Pictures are not part of the copy. Give again exactly the lines from the one with "Recreate this image" to the one with "(0,0) rectangle (805,608);", inclusive.
○ ○ ○ ○ ○
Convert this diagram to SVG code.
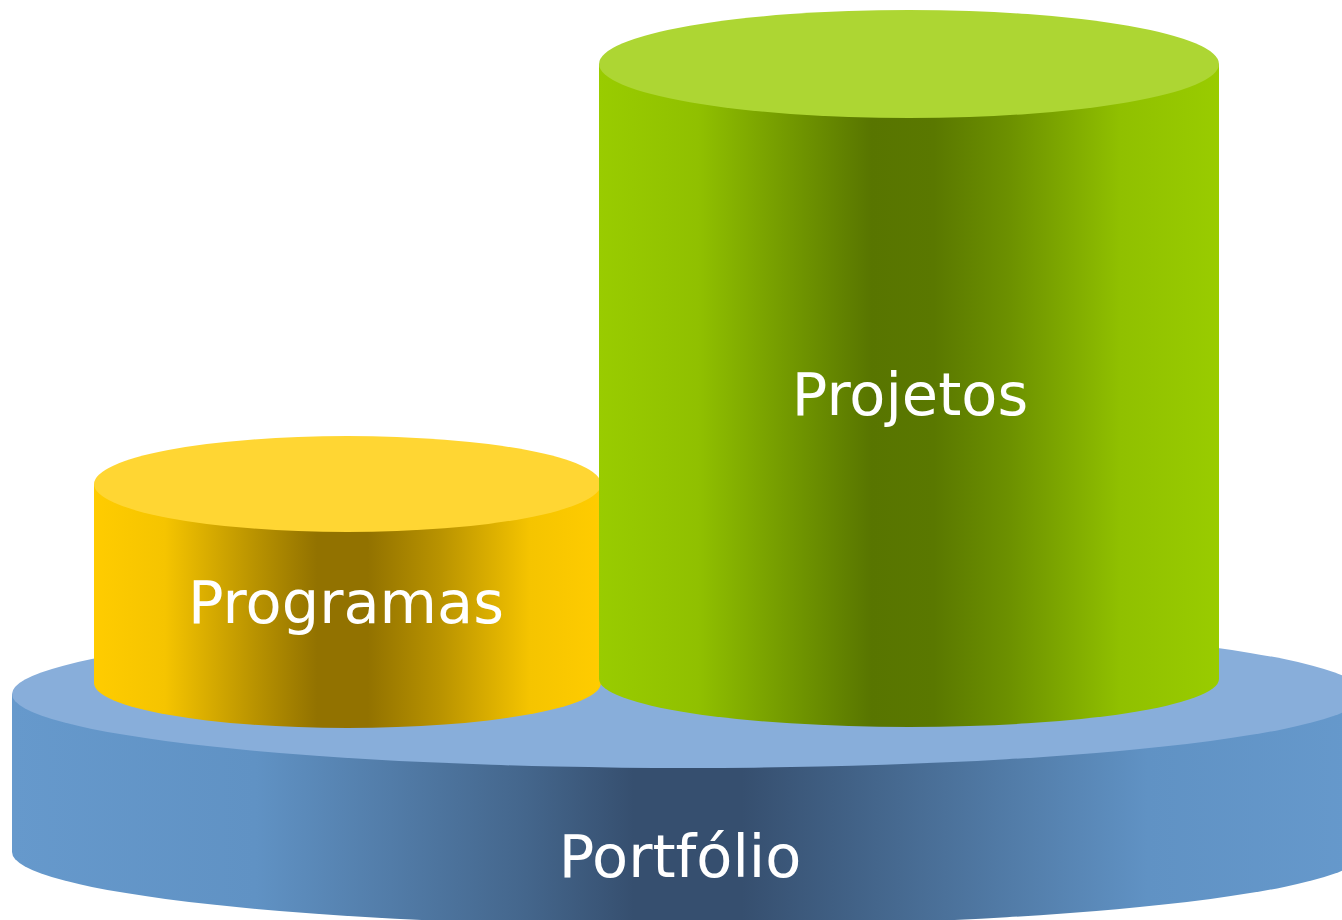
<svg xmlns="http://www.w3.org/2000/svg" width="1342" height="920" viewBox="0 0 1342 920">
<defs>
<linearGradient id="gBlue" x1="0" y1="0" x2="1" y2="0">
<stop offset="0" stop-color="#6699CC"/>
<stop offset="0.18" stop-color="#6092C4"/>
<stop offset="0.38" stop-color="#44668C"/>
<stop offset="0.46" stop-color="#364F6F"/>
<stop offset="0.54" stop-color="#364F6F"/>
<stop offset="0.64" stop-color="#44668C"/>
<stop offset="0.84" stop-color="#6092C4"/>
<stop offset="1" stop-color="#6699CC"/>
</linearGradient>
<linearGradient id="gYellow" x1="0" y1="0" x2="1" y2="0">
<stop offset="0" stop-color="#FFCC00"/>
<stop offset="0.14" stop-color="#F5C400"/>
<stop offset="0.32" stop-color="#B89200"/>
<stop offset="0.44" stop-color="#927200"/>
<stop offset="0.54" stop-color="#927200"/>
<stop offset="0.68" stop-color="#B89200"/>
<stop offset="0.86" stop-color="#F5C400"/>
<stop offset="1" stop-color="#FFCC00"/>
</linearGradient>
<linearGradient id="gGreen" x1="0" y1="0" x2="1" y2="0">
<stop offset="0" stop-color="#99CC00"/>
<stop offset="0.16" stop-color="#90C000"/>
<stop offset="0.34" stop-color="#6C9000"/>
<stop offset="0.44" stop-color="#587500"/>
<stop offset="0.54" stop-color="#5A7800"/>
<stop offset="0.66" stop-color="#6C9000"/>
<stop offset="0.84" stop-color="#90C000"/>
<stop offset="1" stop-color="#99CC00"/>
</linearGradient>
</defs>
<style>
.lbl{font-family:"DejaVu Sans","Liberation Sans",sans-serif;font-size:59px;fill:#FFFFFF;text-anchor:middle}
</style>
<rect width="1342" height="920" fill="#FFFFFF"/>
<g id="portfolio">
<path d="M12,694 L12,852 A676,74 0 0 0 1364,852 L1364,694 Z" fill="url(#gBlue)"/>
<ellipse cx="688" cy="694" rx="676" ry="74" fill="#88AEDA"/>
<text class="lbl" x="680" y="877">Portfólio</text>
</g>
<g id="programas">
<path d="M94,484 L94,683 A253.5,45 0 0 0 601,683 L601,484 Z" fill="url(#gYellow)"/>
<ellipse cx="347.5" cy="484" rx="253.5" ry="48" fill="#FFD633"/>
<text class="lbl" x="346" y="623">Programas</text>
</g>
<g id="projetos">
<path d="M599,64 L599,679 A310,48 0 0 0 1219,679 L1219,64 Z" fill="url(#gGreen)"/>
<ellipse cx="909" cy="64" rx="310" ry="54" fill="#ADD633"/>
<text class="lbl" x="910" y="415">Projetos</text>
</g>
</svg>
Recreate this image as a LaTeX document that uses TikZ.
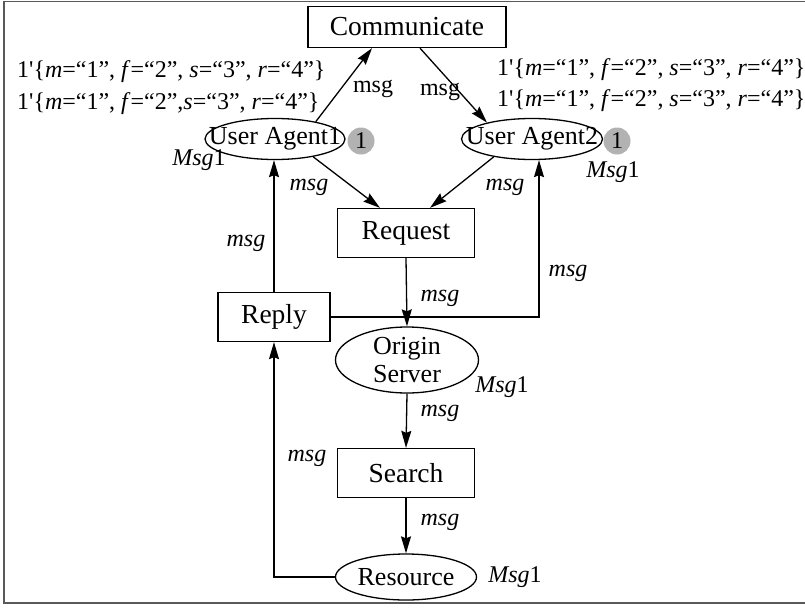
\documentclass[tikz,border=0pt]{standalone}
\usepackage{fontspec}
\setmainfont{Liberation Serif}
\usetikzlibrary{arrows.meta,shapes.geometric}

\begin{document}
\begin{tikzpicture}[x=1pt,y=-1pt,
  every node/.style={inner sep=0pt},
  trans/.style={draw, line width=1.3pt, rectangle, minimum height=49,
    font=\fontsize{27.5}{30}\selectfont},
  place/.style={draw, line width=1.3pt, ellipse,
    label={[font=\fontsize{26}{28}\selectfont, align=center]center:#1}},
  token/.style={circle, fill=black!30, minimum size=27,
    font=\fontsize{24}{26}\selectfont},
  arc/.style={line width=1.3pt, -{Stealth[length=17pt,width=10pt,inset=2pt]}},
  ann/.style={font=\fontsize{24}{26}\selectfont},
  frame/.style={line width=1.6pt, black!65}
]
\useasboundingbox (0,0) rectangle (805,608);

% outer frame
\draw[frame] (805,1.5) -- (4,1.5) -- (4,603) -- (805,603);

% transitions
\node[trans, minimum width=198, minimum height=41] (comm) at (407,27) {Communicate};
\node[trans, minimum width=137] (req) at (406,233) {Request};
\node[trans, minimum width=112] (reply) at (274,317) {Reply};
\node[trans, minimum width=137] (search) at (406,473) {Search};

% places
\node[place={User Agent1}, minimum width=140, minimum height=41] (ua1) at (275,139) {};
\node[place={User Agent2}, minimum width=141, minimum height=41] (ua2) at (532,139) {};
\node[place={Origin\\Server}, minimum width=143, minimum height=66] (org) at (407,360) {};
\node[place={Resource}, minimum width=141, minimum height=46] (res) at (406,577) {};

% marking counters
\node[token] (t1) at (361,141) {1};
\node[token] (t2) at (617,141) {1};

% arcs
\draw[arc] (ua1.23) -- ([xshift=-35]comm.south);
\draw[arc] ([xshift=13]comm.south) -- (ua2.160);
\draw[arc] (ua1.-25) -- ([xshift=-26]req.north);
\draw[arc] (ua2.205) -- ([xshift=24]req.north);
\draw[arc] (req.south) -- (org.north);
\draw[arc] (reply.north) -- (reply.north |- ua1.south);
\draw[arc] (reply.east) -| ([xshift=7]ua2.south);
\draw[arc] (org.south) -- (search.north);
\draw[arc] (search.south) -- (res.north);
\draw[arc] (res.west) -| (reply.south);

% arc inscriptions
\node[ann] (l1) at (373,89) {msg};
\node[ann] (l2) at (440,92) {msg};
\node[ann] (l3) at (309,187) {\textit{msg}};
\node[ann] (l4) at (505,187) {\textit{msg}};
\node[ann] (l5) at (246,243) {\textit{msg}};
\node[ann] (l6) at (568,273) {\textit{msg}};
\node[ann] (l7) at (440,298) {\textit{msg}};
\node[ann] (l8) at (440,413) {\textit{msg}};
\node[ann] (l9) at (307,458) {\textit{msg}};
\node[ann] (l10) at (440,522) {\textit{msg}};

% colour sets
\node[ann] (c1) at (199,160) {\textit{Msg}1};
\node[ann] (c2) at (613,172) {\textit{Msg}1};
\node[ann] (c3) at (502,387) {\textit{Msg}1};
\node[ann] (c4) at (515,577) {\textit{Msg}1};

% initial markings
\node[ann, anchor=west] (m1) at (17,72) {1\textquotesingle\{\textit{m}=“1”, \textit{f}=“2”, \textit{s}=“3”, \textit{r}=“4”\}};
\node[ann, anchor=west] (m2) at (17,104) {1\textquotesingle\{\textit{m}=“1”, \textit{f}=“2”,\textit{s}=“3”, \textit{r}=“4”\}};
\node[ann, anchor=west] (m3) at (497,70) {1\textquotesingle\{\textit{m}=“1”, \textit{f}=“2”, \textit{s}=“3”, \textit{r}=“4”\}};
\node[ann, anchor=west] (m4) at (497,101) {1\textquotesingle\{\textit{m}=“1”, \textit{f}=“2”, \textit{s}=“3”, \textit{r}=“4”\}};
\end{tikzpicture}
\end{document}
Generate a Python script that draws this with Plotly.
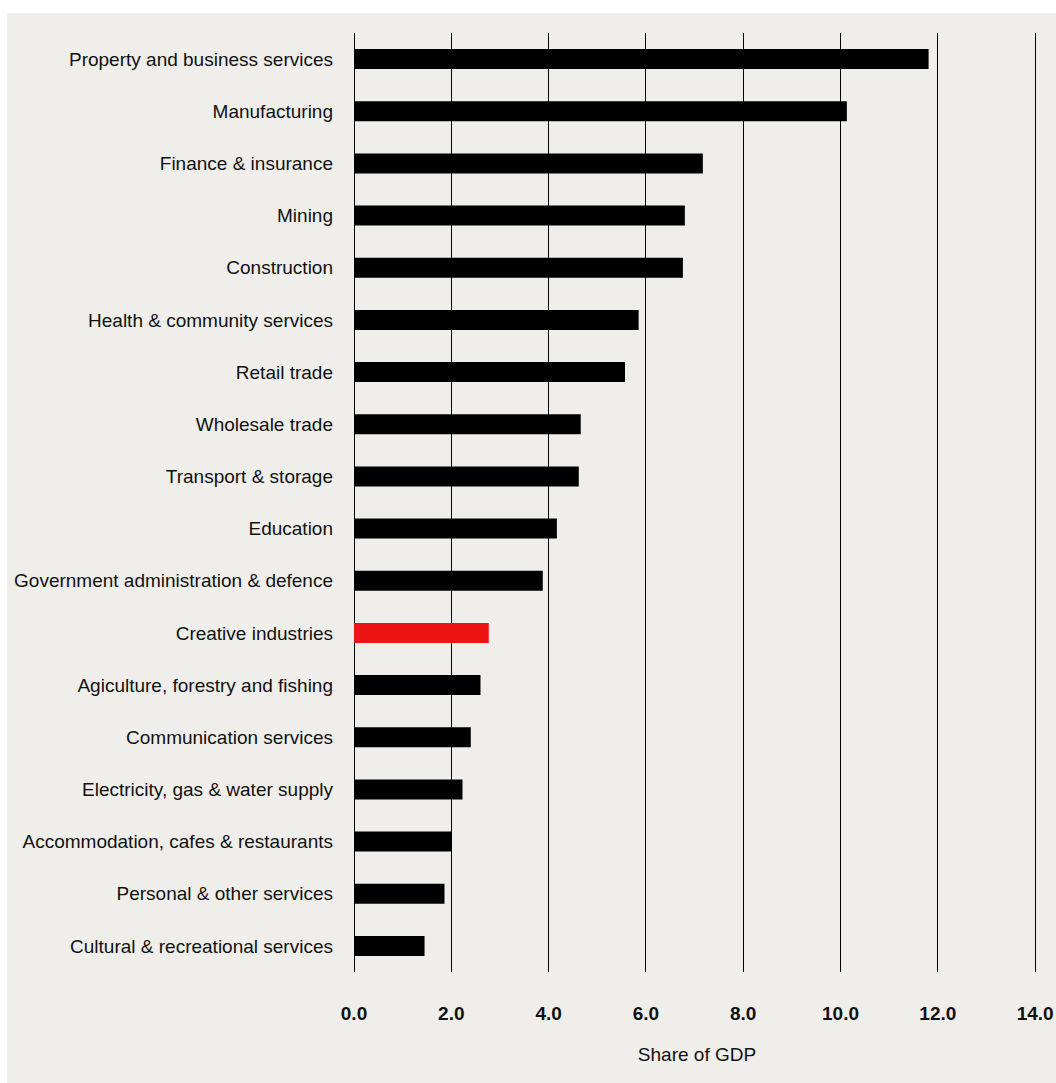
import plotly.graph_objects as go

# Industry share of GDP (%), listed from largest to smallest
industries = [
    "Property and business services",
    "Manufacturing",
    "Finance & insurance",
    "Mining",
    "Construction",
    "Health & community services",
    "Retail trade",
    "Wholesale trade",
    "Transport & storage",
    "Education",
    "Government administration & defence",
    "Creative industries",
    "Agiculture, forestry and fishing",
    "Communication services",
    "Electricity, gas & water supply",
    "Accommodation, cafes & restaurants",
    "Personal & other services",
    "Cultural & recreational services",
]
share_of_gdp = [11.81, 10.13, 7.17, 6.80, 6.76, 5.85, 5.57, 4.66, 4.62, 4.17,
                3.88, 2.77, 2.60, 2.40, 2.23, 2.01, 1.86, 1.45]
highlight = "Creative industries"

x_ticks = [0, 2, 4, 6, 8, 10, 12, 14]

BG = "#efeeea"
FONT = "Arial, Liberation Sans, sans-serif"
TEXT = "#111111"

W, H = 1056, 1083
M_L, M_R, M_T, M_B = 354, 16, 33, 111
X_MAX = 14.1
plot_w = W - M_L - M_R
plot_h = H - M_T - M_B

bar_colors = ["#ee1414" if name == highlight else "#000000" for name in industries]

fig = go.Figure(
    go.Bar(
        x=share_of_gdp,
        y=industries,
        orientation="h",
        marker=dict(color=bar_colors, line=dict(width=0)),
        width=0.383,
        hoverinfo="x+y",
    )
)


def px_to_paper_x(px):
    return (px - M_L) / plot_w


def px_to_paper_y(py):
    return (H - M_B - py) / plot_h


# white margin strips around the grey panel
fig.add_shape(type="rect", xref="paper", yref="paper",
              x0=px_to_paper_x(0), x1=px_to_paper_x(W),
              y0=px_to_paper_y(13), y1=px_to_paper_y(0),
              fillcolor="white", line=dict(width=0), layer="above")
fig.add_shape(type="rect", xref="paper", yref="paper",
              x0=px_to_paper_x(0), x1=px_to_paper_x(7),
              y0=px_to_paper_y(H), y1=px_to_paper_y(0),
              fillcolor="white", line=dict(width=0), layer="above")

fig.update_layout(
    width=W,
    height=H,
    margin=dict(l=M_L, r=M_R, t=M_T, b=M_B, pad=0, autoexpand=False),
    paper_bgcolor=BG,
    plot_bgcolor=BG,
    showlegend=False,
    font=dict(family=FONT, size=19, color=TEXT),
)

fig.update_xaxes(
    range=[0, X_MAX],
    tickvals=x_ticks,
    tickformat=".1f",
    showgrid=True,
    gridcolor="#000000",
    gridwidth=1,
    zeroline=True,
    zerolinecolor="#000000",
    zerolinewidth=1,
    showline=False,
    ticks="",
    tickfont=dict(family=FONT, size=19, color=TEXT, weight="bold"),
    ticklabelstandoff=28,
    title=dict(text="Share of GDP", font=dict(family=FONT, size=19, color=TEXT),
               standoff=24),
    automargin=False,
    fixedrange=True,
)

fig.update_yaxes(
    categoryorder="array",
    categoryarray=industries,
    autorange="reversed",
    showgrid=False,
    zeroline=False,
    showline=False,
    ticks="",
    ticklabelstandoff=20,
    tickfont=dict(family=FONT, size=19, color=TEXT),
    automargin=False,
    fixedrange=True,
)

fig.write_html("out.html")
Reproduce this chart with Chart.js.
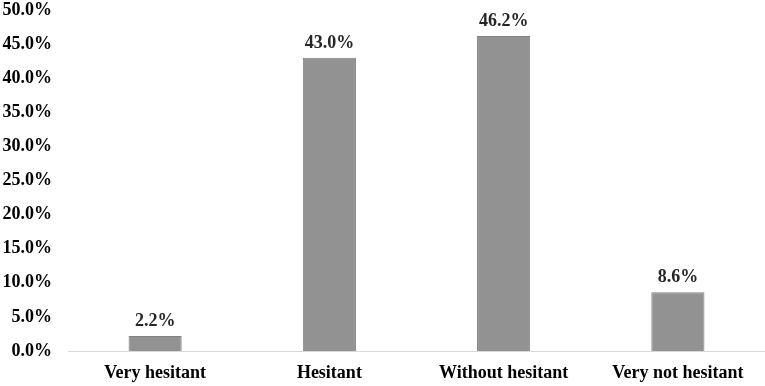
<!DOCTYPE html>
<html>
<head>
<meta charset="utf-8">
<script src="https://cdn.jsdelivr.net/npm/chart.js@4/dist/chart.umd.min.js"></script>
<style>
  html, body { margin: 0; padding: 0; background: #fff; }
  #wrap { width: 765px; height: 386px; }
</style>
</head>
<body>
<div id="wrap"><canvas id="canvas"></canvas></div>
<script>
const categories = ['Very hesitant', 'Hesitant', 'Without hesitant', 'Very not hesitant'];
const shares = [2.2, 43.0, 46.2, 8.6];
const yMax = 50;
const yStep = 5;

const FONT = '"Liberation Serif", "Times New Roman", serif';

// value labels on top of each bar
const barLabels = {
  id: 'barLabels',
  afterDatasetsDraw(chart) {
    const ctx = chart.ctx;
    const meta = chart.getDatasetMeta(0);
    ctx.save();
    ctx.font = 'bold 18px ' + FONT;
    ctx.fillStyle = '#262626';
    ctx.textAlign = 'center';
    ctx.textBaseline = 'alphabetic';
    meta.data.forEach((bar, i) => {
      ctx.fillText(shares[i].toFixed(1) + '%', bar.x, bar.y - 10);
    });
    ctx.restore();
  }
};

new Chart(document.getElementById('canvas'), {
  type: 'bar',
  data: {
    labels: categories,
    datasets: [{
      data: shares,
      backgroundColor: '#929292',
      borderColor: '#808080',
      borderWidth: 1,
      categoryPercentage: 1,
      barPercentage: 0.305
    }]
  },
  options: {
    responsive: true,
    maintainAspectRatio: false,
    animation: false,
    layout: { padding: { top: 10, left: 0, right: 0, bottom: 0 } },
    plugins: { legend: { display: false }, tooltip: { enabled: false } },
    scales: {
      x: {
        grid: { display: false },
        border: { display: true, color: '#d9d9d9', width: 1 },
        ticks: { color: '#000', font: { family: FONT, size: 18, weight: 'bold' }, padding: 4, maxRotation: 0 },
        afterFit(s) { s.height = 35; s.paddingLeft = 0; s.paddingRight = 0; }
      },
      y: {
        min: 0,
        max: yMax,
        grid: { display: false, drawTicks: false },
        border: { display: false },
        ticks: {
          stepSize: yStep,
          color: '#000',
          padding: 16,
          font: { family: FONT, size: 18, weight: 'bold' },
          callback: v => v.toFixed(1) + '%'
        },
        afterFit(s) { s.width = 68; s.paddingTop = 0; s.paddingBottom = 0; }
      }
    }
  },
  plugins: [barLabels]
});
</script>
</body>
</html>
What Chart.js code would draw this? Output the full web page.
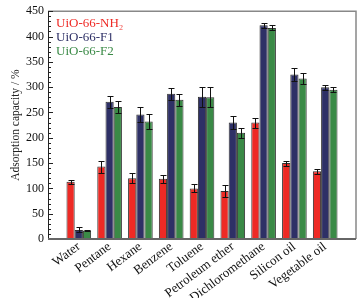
○ ○ ○ ○ ○
** Solution for this task **
Recreate this image as a LaTeX document that uses TikZ.
\documentclass[tikz,border=0pt]{standalone}
\usepackage{fontspec}
\setmainfont{Liberation Serif}
\usetikzlibrary{arrows.meta,shapes.geometric}

\begin{document}
\begin{tikzpicture}[x=1pt,y=-1pt,
  every node/.style={inner sep=0pt},
  trans/.style={draw, line width=1.3pt, rectangle, minimum height=49,
    font=\fontsize{27.5}{30}\selectfont},
  place/.style={draw, line width=1.3pt, ellipse,
    label={[font=\fontsize{26}{28}\selectfont, align=center]center:#1}},
  token/.style={circle, fill=black!30, minimum size=27,
    font=\fontsize{24}{26}\selectfont},
  arc/.style={line width=1.3pt, -{Stealth[length=17pt,width=10pt,inset=2pt]}},
  ann/.style={font=\fontsize{24}{26}\selectfont},
  frame/.style={line width=1.6pt, black!65}
]
\useasboundingbox (0,0) rectangle (805,608);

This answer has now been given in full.